ITSC 2024 Paper Abstract

Paper WeBT13.9

Petrovai, Andra (Technical University of Cluj-Napoca), Miclea, Vlad (Technical University of Cluj-Napoca), Nedevschi, Sergiu (Technical University of Cluj-Napoca)

Depth-Aware Panoptic Segmentation with Mask Transformers and Panoptic Bins for Autonomous Driving

Scheduled for presentation during the Poster Session "Transformer networks" (WeBT13), Wednesday, September 25, 2024, 14:30−16:30, Foyer

2024 IEEE 27th International Conference on Intelligent Transportation Systems (ITSC), September 24- 27, 2024, Edmonton, Canada

This information is tentative and subject to change. Compiled on April 3, 2025

Keywords Sensing, Vision, and Perception

Abstract

Depth-aware panoptic segmentation reconstructs the 3D scene from a single image through the tasks of monocular depth estimation and panoptic segmentation. Recent works have designed unified networks where both tasks are formulated as per-pixel prediction. Depth is usually learned via regression while segmentation is posed as per-pixel classification. However, panoptic segmentation benchmarks have been recently dominated by methods that employ an alternative formulation and solve instance and semantic segmentation in a unified manner with mask classification. Motivated by this insight and by the recent success of hybrid classification-regression depth estimation methods based on adaptive bins, we propose a novel unified network based on Mask Transformer for depth-aware panoptic segmentation. Instead of predicting a global depth distribution per image, we leverage cross-task information sharing and equip the network with novel panoptic bins which perform depth discretization at panoptic mask-level. Consequently, the network can better understand the 3D structure of the scene at a more detailed level, leading to depth predictions that are more aligned with the visible objects.
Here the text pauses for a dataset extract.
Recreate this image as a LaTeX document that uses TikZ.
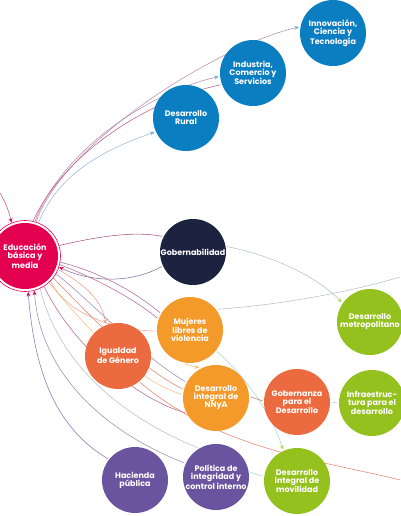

Moreover, image embeddings are efficiently shared by both tasks, leading to synergy during training and improved performance. We perform extensive experiments on the Cityscapes-DVPS and SemKITTI-DVPS datasets and demonstrate that the proposed Mask Transformer network with panoptic adaptive bins achieves state-of-the-art results and more accurate predictions than per-pixel dense prediction methods.